The Senior Bible Seminar was in addition to my regular Religion & Ethics course which was mandatory for everyone until one parent stepped forward and forbade that her child participate in the study of Harry Potter we were having that year as our third year of studying and discussing modern fantasy fiction with Christian overtones and undercurrents. So rather than have that one student out of seventy-five middle-schoolers sit in the library during religion class, we offered an elective. 

We began with study of one book of the Bible to get it going, then after that, the class together decided what to study. At one point they said they didn’t know anything about Proverbs, so we did that -- genre, history, organization, contents. It’s a fascinating collection of wisdom.

Working with the Middle School students those years, and in the building where I myself had been in the same grades and same classrooms a half-century earlier, was a highlight of all my years of ordained ministry. The school, and the building, and the students have been the very center of my heart.

As it turned out, as has unfortunately been my lifelong habit in work that I enjoyed, I loaded up my schedule beyond what was reasonable -- in that case serving simultaneously as School Chaplain and as Middle School Religion & Ethics teacher at HNES and as Vicar of St. Thomas by the Sea Episcopal Church, Laguna Beach. It became an overload for me such that I had to cut back. However, I do maintain connections, serving year t0 year as Financial Aid Administrator for the school, and through the Holy Nativity School Foundation serving happily as the school’s “landlord” of sorts!

One must be conscious and aware of one’s work habits. During our fourteen years at Trinity Episcopal Church, Apalachicola, I noticed that about every three or four years I would have become overloaded with ministry projects, EfM, Cursillo, high school PTA president, Franklin County representative for Gulf Coast College, adjunct professor for the college’s religion courses in Apalachicola and Carrabelle, Rotary Club, city Library Board, Book Club, Florida Seafood Festival board of directors (a working board) -- that I had to back off and resign from everything I was doing that wasn’t specifically parish, until I would realize that it had built up again. About a three to four year cycle.

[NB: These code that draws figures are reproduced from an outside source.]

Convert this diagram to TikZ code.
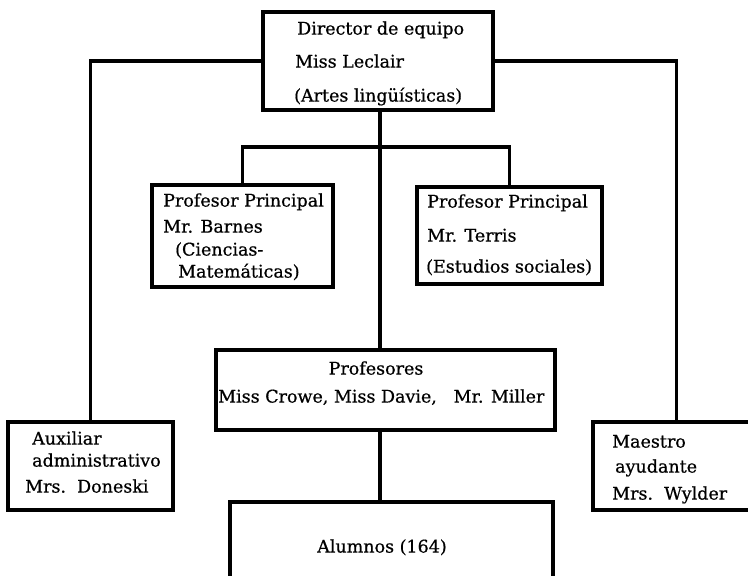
\documentclass[tikz,border=0pt]{standalone}
\usepackage{fontspec}
\setmainfont[FakeBold=0.6]{DejaVu Serif}
\begin{document}
\begin{tikzpicture}[x=1pt,y=-1pt,
  box/.style={draw,line width=3.4pt,rectangle,inner sep=0pt},
  wire/.style={line width=3.4pt},
  lbl/.style={anchor=mid west,inner sep=0pt,font=\fontsize{17.5}{19}\selectfont},
  clbl/.style={anchor=mid,inner sep=0pt,font=\fontsize{17.5}{19}\selectfont}]
\useasboundingbox (0,0) rectangle (748,576);
\clip (0,0) rectangle (748,576);
\fill[white] (0,0) rectangle (748,576);
% boxes
\node[box,minimum width=230pt,minimum height=98pt] (top) at (378,61) {};
\node[box,minimum width=181pt,minimum height=102pt] (barnes) at (242.5,236) {};
\node[box,minimum width=185pt,minimum height=97pt] (terris) at (509.5,235.5) {};
\node[box,minimum width=339pt,minimum height=80pt] (prof) at (385.5,390) {};
\node[box,minimum width=165pt,minimum height=88pt] (aux) at (90.5,466) {};
\node[box,minimum width=167pt,minimum height=88pt] (maes) at (676.5,466) {};
\node[box,minimum width=323pt,minimum height=100pt] (alum) at (391.5,552) {};
\coordinate (bar) at (380,147);
% connectors
\draw[wire] (top.west) -| (aux.north);
\draw[wire] (top.east) -| (maes.north);
\draw[wire] (top.south -| bar) -- (bar);
\draw[wire] (barnes.north) |- (terris.north |- bar) -- (terris.north);
\draw[wire] (bar) -- (prof.north -| bar);
\draw[wire] (prof.south -| bar) -- (alum.north -| bar);
% texts
\node[lbl] (t1) at (297,32) {Director de equipo};
\node[lbl] (t2) at (295,65) {Miss Leclair};
\node[lbl] (t3) at (294,99) {(Artes lingüísticas)};
\node[lbl] (b1) at (163,204) {Profesor Principal};
\node[lbl] (b2) at (163,230) {Mr. Barnes};
\node[lbl] (b3) at (175,253) {(Ciencias-};
\node[lbl] (b4) at (178,275) {Matemáticas)};
\node[lbl] (r1) at (427,205) {Profesor Principal};
\node[lbl] (r2) at (427,239) {Mr. Terris};
\node[lbl] (r3) at (426,270) {(Estudios sociales)};
\node[clbl] (p1) at (376,372) {Profesores};
\node[lbl] (p2) at (218,400) {Miss Crowe,\ Miss Davie,\ \ \ Mr. Miller};
\node[lbl] (a1) at (32,442) {Auxiliar};
\node[lbl] (a2) at (32,464) {administrativo};
\node[lbl] (a3) at (25,490) {Mrs.\ \ Doneski};
\node[lbl] (m1) at (612,445) {Maestro};
\node[lbl] (m2) at (615,470) {ayudante};
\node[lbl] (m3) at (612,497) {Mrs.\ \ Wylder};
\node[clbl] (s1) at (382,550) {Alumnos (164)};
\end{tikzpicture}
\end{document}
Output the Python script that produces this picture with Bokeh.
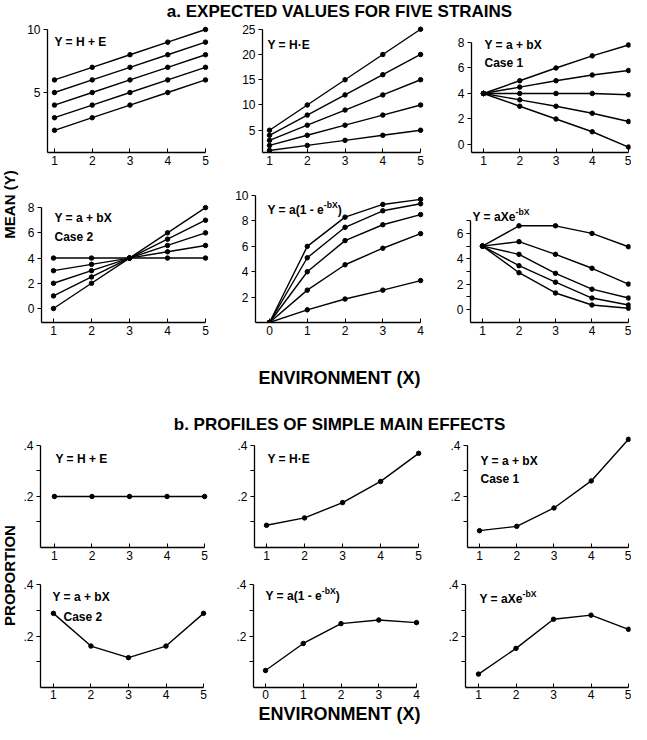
from math import pi
from bokeh.plotting import figure
from bokeh.models import Label, FixedTicker
from bokeh.layouts import row, column
from bokeh.embed import file_html
from bokeh.resources import INLINE

FONT = "Liberation Sans"

# ---------------- data ----------------
env5 = [1, 2, 3, 4, 5]
env04 = [0, 1, 2, 3, 4]

# a. expected values for five strains
a1_strains = [
    [2, 3, 4, 5, 6],
    [3, 4, 5, 6, 7],
    [4, 5, 6, 7, 8],
    [5, 6, 7, 8, 9],
    [6, 7, 8, 9, 10],
]
a2_strains = [
    [1, 2, 3, 4, 5],
    [2, 4, 6, 8, 10],
    [3, 6, 9, 12, 15],
    [4, 8, 12, 16, 20],
    [5, 10, 15, 20, 25],
]
a3_strains = [
    [4, 5, 6, 6.95, 7.8],
    [4, 4.5, 5, 5.45, 5.8],
    [4, 4, 4, 4, 3.9],
    [4, 3.5, 3, 2.45, 1.8],
    [4, 3, 2, 1, -0.2],
]
a4_strains = [
    [4, 4, 4, 4, 4],
    [3, 3.5, 4, 4.5, 5],
    [2, 3, 4, 5, 6],
    [1, 2.5, 4, 5.5, 7],
    [0, 2, 4, 6, 8],
]
a5_strains = [
    [0, 6.0, 8.3, 9.3, 9.7],
    [0, 5.1, 7.5, 8.8, 9.35],
    [0, 4.0, 6.45, 7.7, 8.5],
    [0, 2.55, 4.55, 5.85, 7.0],
    [0, 1.0, 1.85, 2.55, 3.3],
]
a6_strains = [
    [5, 6.6, 6.6, 6.0, 4.95],
    [5, 5.35, 4.35, 3.25, 2.0],
    [5, 4.35, 2.85, 1.6, 0.9],
    [5, 3.45, 2.15, 0.9, 0.35],
    [5, 2.9, 1.3, 0.35, 0.1],
]

# b. profiles of simple main effects
b1_prop = [0.2, 0.2, 0.2, 0.2, 0.2]
b2_prop = [0.087, 0.116, 0.176, 0.259, 0.369]
b3_prop = [0.066, 0.083, 0.155, 0.261, 0.424]
b4_prop = [0.288, 0.161, 0.116, 0.161, 0.288]
b5_prop = [0.066, 0.171, 0.248, 0.262, 0.252]
b6_prop = [0.052, 0.152, 0.265, 0.281, 0.226]

ticks_a1 = [5, 10]
ticks_a2 = [5, 10, 15, 20, 25]
ticks_a3 = [0, 2, 4, 6, 8]
ticks_a5 = [2, 4, 6, 8, 10]
ticks_a6 = [0, 2, 4, 6]
minor_a6 = [1, 3, 5, 7]
ticks_b = [0.2, 0.4]
minor_b = [0.1, 0.3]
labels_b = {0.2: ".2", 0.4: ".4"}

# ---------------- helpers ----------------
W = {'Y': 667, ' ': 278, '=': 584, 'a': 556, '(': 333, '1': 556, '-': 333,
     'e': 556, ')': 333, 'X': 667, 'b': 611, 'H': 722, 'E': 667, '+': 584,
     '\u00b7': 278, 'C': 722, 's': 556, '2': 556}


def tw(txt, size):
    return sum(W.get(c, 556) for c in txt) * size / 1000.0


def add_title(p, parts, x, y, size=12):
    cx = x
    for txt, sup in parts:
        s = size * 0.72 if sup else size
        p.add_layout(Label(x=cx, y=y + (5 if sup else 0), x_units="screen", y_units="screen",
                           text=txt, text_font=FONT, text_font_size=f"{s}px",
                           text_font_style="bold", text_color="black",
                           text_baseline="alphabetic", text_align="left"))
        cx += tw(txt, s)


def panel(w, h, bl, br, bt, bb, xr, yr, xticks, ytop, yticks, yminor=None, ylabels=None, xstand=3):
    p = figure(width=w, height=h, x_range=xr, y_range=yr, output_backend="svg",
               toolbar_location=None, title=None,
               min_border_left=bl, min_border_right=br,
               min_border_top=bt, min_border_bottom=bb)
    p.grid.visible = False
    p.outline_line_color = None
    p.background_fill_color = "white"
    xa = p.xaxis[0]
    xa.ticker = FixedTicker(ticks=xticks)
    xa.bounds = (xr[0], xticks[-1])
    xa.major_tick_in = 4
    xa.major_tick_out = 0
    xa.major_label_standoff = xstand
    ya = p.yaxis[0]
    ya.ticker = FixedTicker(ticks=yticks, minor_ticks=yminor or [])
    ya.bounds = (yr[0], ytop)
    ya.major_tick_in = 0
    ya.major_tick_out = 4
    ya.minor_tick_in = 0
    ya.minor_tick_out = 4
    ya.major_label_standoff = 3
    if ylabels:
        ya.major_label_overrides = ylabels
    for ax in (xa, ya):
        ax.axis_line_color = "black"
        ax.axis_line_width = 1.3
        ax.major_tick_line_color = "black"
        ax.major_label_text_font = FONT
        ax.major_label_text_font_size = "12px"
        ax.major_label_text_color = "black"
    xa.minor_tick_line_color = None
    ya.minor_tick_line_color = "black"
    return p


def draw(p, xs, ys):
    p.line(xs, ys, line_color="black", line_width=1.4)
    p.scatter(xs, ys, size=4.5, color="black")


def textfig(w, h):
    f = figure(width=w, height=h, x_range=(0, w), y_range=(0, h), output_backend="svg",
               toolbar_location=None, title=None, min_border=0,
               x_axis_type=None, y_axis_type=None)
    f.grid.visible = False
    f.outline_line_color = None
    return f


def add_text(f, txt, x, y, size, angle=0):
    f.add_layout(Label(x=x, y=y, text=txt, text_font=FONT, text_font_size=f"{size}px",
                       text_font_style="bold", text_color="black", angle=angle,
                       text_align="center", text_baseline="middle"))


# ---------------- section a ----------------
H1, H2 = 157, 168
p1 = panel(204, H1, 27, 15, 3, 27, (0.815, 5.106), (0.238, 10.32), env5, 10, ticks_a1)
for s in a1_strains:
    draw(p1, env5, s)
add_title(p1, [("Y = H + E", False)], 7, 111)

p2 = panel(216, H1, 38, 15, 3, 27, (0.815, 5.13), (0.594, 25.74), env5, 25, ticks_a2)
for s in a2_strains:
    draw(p2, env5, s)
add_title(p2, [("Y = H\u00b7E", False)], 5, 108)

p3 = panel(191, H1, 31, 1, 3, 27, (0.669, 5.055), (-0.627, 9.33), env5, 8, ticks_a3)
for s in a3_strains:
    draw(p3, env5, s)
add_title(p3, [("Y = a + bX", False)], 13, 108)
add_title(p3, [("Case  1", False)], 13, 90)

p4 = panel(204, H2, 21, 15, 13, 25, (0.684, 5.105), (-1.11, 9.2), env5, 8, ticks_a3)
for s in a4_strains:
    draw(p4, env5, s)
add_title(p4, [("Y = a + bX", False)], 13, 105)
add_title(p4, [("Case  2", False)], 13, 86)

p5 = panel(216, H2, 31, 15, 13, 25, (-0.371, 4.13), (0, 10.24), env04, 10, ticks_a5)
for s in a5_strains:
    draw(p5, env04, s)
add_title(p5, [("Y = a(1 - e", False), ("-bX", True), (")", False)], 12, 113)

p6 = panel(191, H2, 30, 1, 13, 25, (0.671, 5.055), (-1.03, 9.23), env5, 7, ticks_a6, minor_a6)
for s in a6_strains:
    draw(p6, env5, s)
add_title(p6, [("Y = aXe", False), ("-bX", True)], 2, 106)

# ---------------- section b ----------------
H3, H4 = 132, 135
b1 = panel(204, H3, 19, 15, 0, 20, (0.629, 5.13), (0, 0.439), env5, 0.4, ticks_b, minor_b, labels_b)
draw(b1, env5, b1_prop)
add_title(b1, [("Y = H + E", False)], 15, 89)

b2 = panel(216, H3, 30, 15, 0, 20, (0.684, 5.18), (0, 0.439), env5, 0.4, ticks_b, minor_b, labels_b)
draw(b2, env5, b2_prop)
add_title(b2, [("Y = H\u00b7E", False)], 13, 89)

b3 = panel(191, H3, 27, 1, 0, 20, (0.678, 5.054), (0, 0.439), env5, 0.4, ticks_b, minor_b, labels_b)
draw(b3, env5, b3_prop)
add_title(b3, [("Y = a + bX", False)], 13, 87)
add_title(b3, [("Case  1", False)], 13, 69)

b4 = panel(204, H4, 19, 15, 8, 15, (0.656, 5.159), (0, 0.435), env5, 0.4, ticks_b, minor_b, labels_b, 2)
draw(b4, env5, b4_prop)
add_title(b4, [("Y = a + bX", False)], 12, 91)
add_title(b4, [("Case  2", False)], 23, 71)

b5 = panel(216, H4, 29, 15, 8, 15, (-0.318, 4.238), (0, 0.435), env04, 0.4, ticks_b, minor_b, labels_b, 2)
draw(b5, env04, b5_prop)
add_title(b5, [("Y = a(1 - e", False), ("-bX", True), (")", False)], 12, 92)

b6 = panel(191, H4, 25, 1, 8, 15, (0.653, 5.053), (0, 0.435), env5, 0.4, ticks_b, minor_b, labels_b, 2)
draw(b6, env5, b6_prop)
add_title(b6, [("Y = aXe", False), ("-bX", True)], 14, 89)

# ---------------- free texts ----------------
TW = 631
title_a = textfig(TW, 22)
add_text(title_a, "a. EXPECTED VALUES FOR FIVE STRAINS", 339, 11, 17)

mean_f = textfig(20, H1 + H2)
add_text(mean_f, "MEAN (Y)", 9, 143, 15, angle=pi / 2)

mid = textfig(TW, 88)
add_text(mid, "ENVIRONMENT (X)", 339, 58, 18)
add_text(mid, "b. PROFILES OF SIMPLE MAIN EFFECTS", 339, 11, 17)

prop_f = textfig(20, H3 + H4)
add_text(prop_f, "PROPORTION", 9, 127, 15, angle=pi / 2)

env_b = textfig(TW, 22)
add_text(env_b, "ENVIRONMENT (X)", 339, 11, 18)

layout = column(
    title_a,
    row(mean_f, column(row(p1, p2, p3), row(p4, p5, p6))),
    mid,
    row(prop_f, column(row(b1, b2, b3), row(b4, b5, b6))),
    env_b,
)

open("out.html", "w").write(file_html(layout, INLINE))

My rector today is a wise man who cautions me not to let this happen, as it had overwhelmingly by the middle of 2010. So, my workload limit for the 2012-13 Fall Spring season is adult Bible study only, three classes, all three studying and discussing the exact same subject so that there’s only one “preparation,” and preaching about one Sunday in three as scheduled. It is, for me, the ideal retirement. 

And writing my +Time blog post as the early morning means of stirring the brain and hopefully annoying someone, anyone. 

So, what did all this have to do with the Proverbs reading and Psalm 125 --

Nothing. A jumping off point for a wandering mind. Otherwise, nada.

But then the Proverbs reading and the Psalm don't seem to have much to do with anything else either.